Uses scipy.optimize.least_squares with nonnegative parameter bounds and optional weighting near resonance.

result = imp.least_squares_fit(
    resonance_weight=5.0,
    resonance_width=None,
    frequency_weights=None,
    off_res_cap=None,
)

Key options:

• resonance_weight: increases the importance of points near fR
• resonance_width: width of the resonance weighting window in rad/s
• frequency_weights: custom weight array matching the frequency array shape
• off_res_cap: same constrained-fit options as curve_fit()

This method is the better starting point when:

• the resonance region matters more than off-resonance behavior
• you want direct control over weighting

Plotting

plot_real()

Plots:

• real admittance vs frequency
• real impedance vs frequency
• markers for fR and fA

fig, ax_admittance, ax_impedance = imp.plot_real()

plot_impedance()

Plots:

• measured impedance magnitude
• measured phase
• BVD equivalent circuit magnitude overlay

fig, ax_mag, ax_phase = imp.plot_impedance()

plot_impedance() overlays the model response generated from the current fitted or estimated parameters, so it is most useful after curve_fit() or least_squares_fit().

Summary Output

summarize() prints the extracted BVD model parameters and an ASCII representation of the equivalent circuit:

imp.summarize()

The documented circuit is:

            |------|| C0 ------|
            |                  |
---o--------|                  |--------o---
            |                  |
            |---R1---L1---C1---|

Equivalent Circuit Evaluation

If you need the modeled impedance directly, use:

z_model = imp.equivalent_impedance(1j*imp.angular_frequency)

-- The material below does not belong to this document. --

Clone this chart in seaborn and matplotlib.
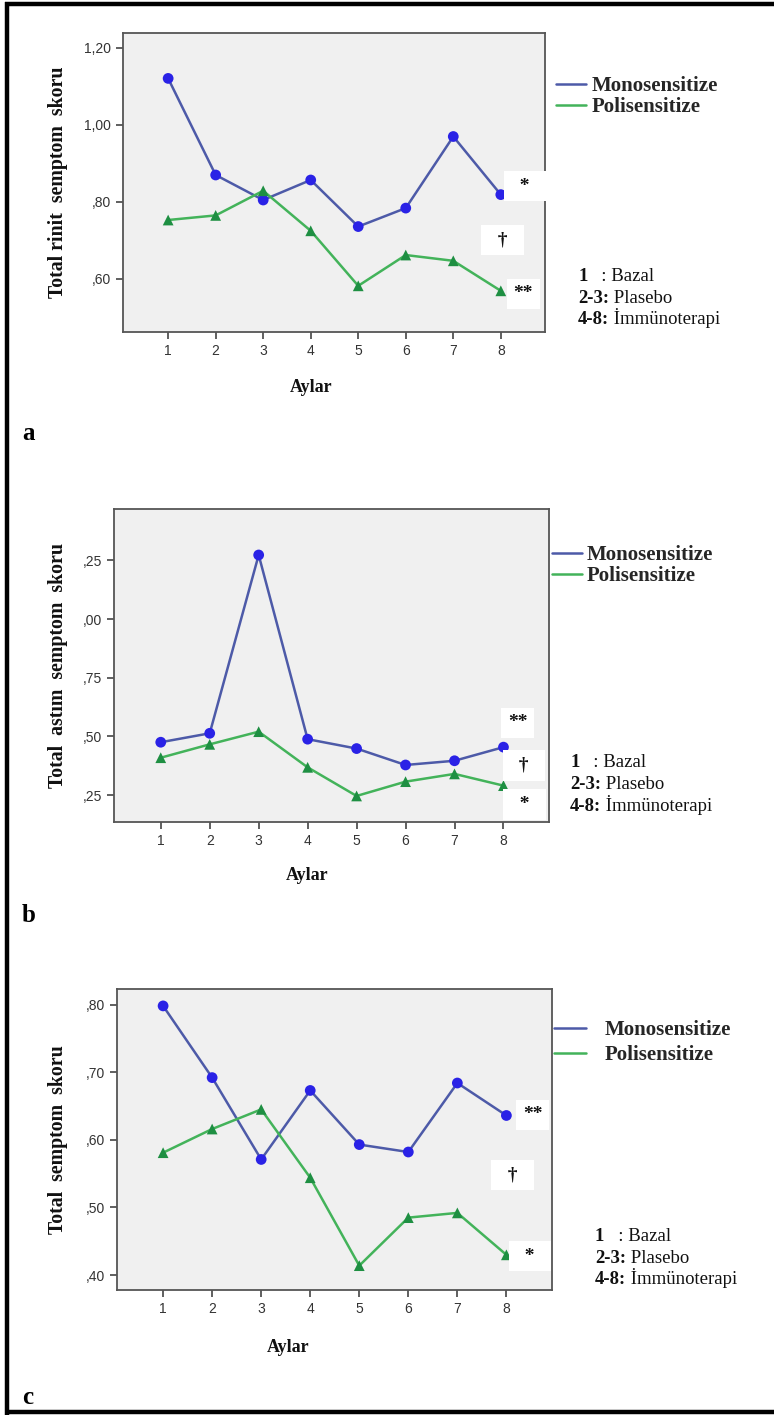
import matplotlib
matplotlib.use("Agg")
import matplotlib.pyplot as plt
import seaborn as sns
import pandas as pd
from matplotlib.lines import Line2D
from matplotlib.font_manager import FontProperties

# ---------------- data ----------------
months = [1, 2, 3, 4, 5, 6, 7, 8]
groups = ["Monosensitize", "Polisensitize"]

rinit_mono = [1.120, 0.869, 0.804, 0.856, 0.735, 0.783, 0.969, 0.818]
rinit_poli = [0.752, 0.764, 0.828, 0.724, 0.581, 0.661, 0.646, 0.568]

astim_mono = [0.475, 0.513, 1.273, 0.488, 0.448, 0.378, 0.396, 0.454]
astim_poli = [0.409, 0.466, 0.520, 0.368, 0.246, 0.307, 0.340, 0.290]

total_mono = [0.798, 0.692, 0.571, 0.673, 0.593, 0.582, 0.684, 0.636]
total_poli = [0.581, 0.616, 0.645, 0.544, 0.414, 0.485, 0.492, 0.430]

ylabels = ["Total rinit  semptom  skoru", "Total  astım  semptom  skoru", "Total  semptom  skoru"]
xlabel = "Aylar"
panel_letters = ["a", "b", "c"]

yticks_a = [0.60, 0.80, 1.00, 1.20]
yticklabels_a = [",60", ",80", "1,00", "1,20"]
yticks_b = [0.25, 0.50, 0.75, 1.00, 1.25]
yticklabels_b = [",25", ",50", ",75", ",00", ",25"]
yticks_c = [0.40, 0.50, 0.60, 0.70, 0.80]
yticklabels_c = [",40", ",50", ",60", ",70", ",80"]

notes = [("1", "   : Bazal"), ("2-3:", " Plasebo"), ("4-8:", " İmmünoterapi")]

sig_a = [("  *  ", 8.51, 0.84), ("  †  ", 8.04, 0.70), ("**", 8.47, 0.56)]
sig_b = [("**", 8.29, 0.557), ("  †  ", 8.42, 0.376), ("  *  ", 8.43, 0.209)]
sig_c = [("**", 8.54, 0.637), ("  †  ", 8.13, 0.548), ("  *  ", 8.48, 0.428)]

# ---------------- style ----------------
W, H = 774, 1416
line_pal = {"Monosensitize": "#4d5aa8", "Polisensitize": "#43b35a"}
mark_pal = {"Monosensitize": "#2a22e6", "Polisensitize": "#1e8f42"}
markers = {"Monosensitize": "o", "Polisensitize": "^"}
serif = "Liberation Serif"
sans = "Liberation Sans"

sns.set_style("white")
plt.rcParams["font.family"] = [sans, "DejaVu Sans"]

fig = plt.figure(figsize=(W / 100, H / 100), dpi=100)
fig.patch.set_facecolor("white")

panels = [
    dict(mono=rinit_mono, poli=rinit_poli, box=(123, 545, 33, 332), ylim=(0.461, 1.238),
         xlim=(0.05, 8.93), yt=yticks_a, ytl=yticklabels_a, sig=sig_a,
         leg=(556, 76, 1.44, 0.25, 0.05), notes=(578, [275, 297, 318]),
         aylar=(311, 388), letter=433),
    dict(mono=astim_mono, poli=astim_poli, box=(114, 549, 509, 822), ylim=(0.135, 1.469),
         xlim=(0.045, 8.93), yt=yticks_b, ytl=yticklabels_b, sig=sig_b,
         leg=(552, 545, 1.44, 0.22, 0.05), notes=(570, [761, 783, 805]),
         aylar=(307, 875), letter=916),
    dict(mono=total_mono, poli=total_poli, box=(117, 552, 989, 1290), ylim=(0.378, 0.823),
         xlim=(0.06, 8.93), yt=yticks_c, ytl=yticklabels_c, sig=sig_c,
         leg=(554, 1020, 1.54, 0.87, 0.25), notes=(595, [1235, 1257, 1278]),
         aylar=(288, 1348), letter=1398),
]

leg_font = FontProperties(family=serif, weight="bold", size=15)

for i, p in enumerate(panels):
    l, r, t, b = p["box"]
    ax = fig.add_axes([l / W, 1 - b / H, (r - l) / W, (b - t) / H])
    df = pd.DataFrame({
        "Ay": months * 2,
        "Skor": list(p["mono"]) + list(p["poli"]),
        "Grup": [groups[0]] * len(months) + [groups[1]] * len(months),
    })
    sns.lineplot(data=df, x="Ay", y="Skor", hue="Grup", palette=line_pal,
                 linewidth=1.8, ax=ax, legend=True, sort=False)
    sns.scatterplot(data=df, x="Ay", y="Skor", hue="Grup", style="Grup",
                    markers=markers, palette=mark_pal, s=60, edgecolor="none",
                    ax=ax, legend=False, zorder=3)
    ax.set_facecolor("#f0f0f0")
    ax.set_xlim(*p["xlim"])
    ax.set_ylim(*p["ylim"])
    ax.set_xticks(months)
    ax.set_xticklabels([str(m) for m in months])
    ax.set_yticks(p["yt"])
    ax.set_yticklabels(p["ytl"])
    ax.set_xlabel("")
    ax.set_ylabel("")
    for s in ax.spines.values():
        s.set_color("#555555")
        s.set_linewidth(1.3)
    ax.tick_params(axis="both", direction="out", length=5, width=1.2,
                   color="#444444", labelcolor="#333333", labelsize=10,
                   left=True, bottom=True)
    for lab in ax.get_xticklabels() + ax.get_yticklabels():
        lab.set_family(sans)

    # significance markers
    for txt, xs, ys in p["sig"]:
        ax.text(xs, ys, txt, ha="center", va="center", family=serif,
                fontweight="bold", fontsize=14, color="#111111", zorder=5,
                bbox=dict(boxstyle="square,pad=0.35", fc="white", ec="none"),
                clip_on=False)

    # legend
    handles, labels = ax.get_legend_handles_labels()
    lx, ly, hl, htp, lsp = p["leg"]
    ax.legend(handles, labels, loc="upper left", bbox_to_anchor=(lx / W, 1 - ly / H),
              bbox_transform=fig.transFigure, frameon=False, prop=leg_font,
              handlelength=hl, handletextpad=htp, labelspacing=lsp,
              borderpad=0, borderaxespad=0)

    # y label
    fig.text(58 / W, 1 - ((t + b) / 2) / H, ylabels[i], rotation=90, ha="center",
             va="center", family=serif, fontweight="bold", fontsize=14.3, color="#111111")
    # x label
    ax_x, ax_y = p["aylar"]
    fig.text(ax_x / W, 1 - ax_y / H, xlabel, ha="center", va="center", family=serif,
             fontweight="bold", fontsize=13, color="#111111")
    # panel letter
    fig.text(22 / W, 1 - p["letter"] / H, panel_letters[i], ha="left", va="center",
             family=serif, fontweight="bold", fontsize=18, color="black")

# notes (bold prefix + regular rest), aligned on a common baseline
fig.canvas.draw()
renderer = fig.canvas.get_renderer()
for p in panels:
    x0, ys = p["notes"]
    for y, (bold, rest) in zip(ys, notes):
        yb = y + 6
        tb = fig.text(x0 / W, 1 - yb / H, bold, ha="left", va="baseline", family=serif,
                      fontweight="bold", fontsize=13.5, color="#111111")
        bb = tb.get_window_extent(renderer)
        fig.text(bb.x1 / W, 1 - yb / H, rest, ha="left", va="baseline", family=serif,
                 fontsize=13.5, color="#111111")

# outer frame
frame_kw = dict(transform=fig.transFigure, color="black", linewidth=3.2, solid_capstyle="butt")
fig.add_artist(Line2D([7 / W, 7 / W], [1 - 2 / H, 1 - 1415 / H], **frame_kw))
fig.add_artist(Line2D([5 / W, 1.0], [1 - 4 / H, 1 - 4 / H], **frame_kw))
fig.add_artist(Line2D([5 / W, 1.0], [1 - 1412 / H, 1 - 1412 / H], **frame_kw))

fig.savefig("out.png", dpi=100, facecolor="white")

The argument is the complex frequency s, typically jω.

Bundled Sample Data

The package includes four sample datasets accessible through get_data():

• clean_resonant_data
• clean_sweep_data
• messy_sweep_data
• messy_resonant_data

Example:

from piezolab import get_data

frequency, magnitude, phase_deg = get_data("messy_sweep_data")

get_data() returns:

• frequency array
• impedance magnitude array
• impedance phase array in degrees

Example Scripts

The examples/ folder shows a few typical workflows:

• examples/clean_data.py: clean resonant data with weighted least-squares fitting
• examples/messy_data.py: messy sweep data with automatically estimated off-resonance capacitance
• examples/messy_resonant_data.py: messy resonant data with manually constrained off-resonance capacitance

Notes and Assumptions

• Input data should represent a single dominant resonance suitable for a BVD approximation.
• The automatic off-resonance capacitance estimate assumes the first low-frequency points are sufficiently far from resonance.
• If your low-frequency region is not truly off resonance, pass off_res_cap manually instead of relying on automatic estimation.
• least_squares_fit() validates custom frequency_weights shape and rejects invalid resonance weighting parameters.
• Resonance detection is based on maxima in real admittance (fR) and real impedance (fA).

Minimal Workflow

from piezolab import Impedance

imp = Impedance(frequency, magnitude, phase_deg)
imp.resolve_resonance()
imp.curve_fit()
imp.summarize()

Dependencies

PiezoLab depends on:

• numpy
• matplotlib
• scipy

License

PiezoLab is licensed under the MIT License. See the LICENSE file for the full text.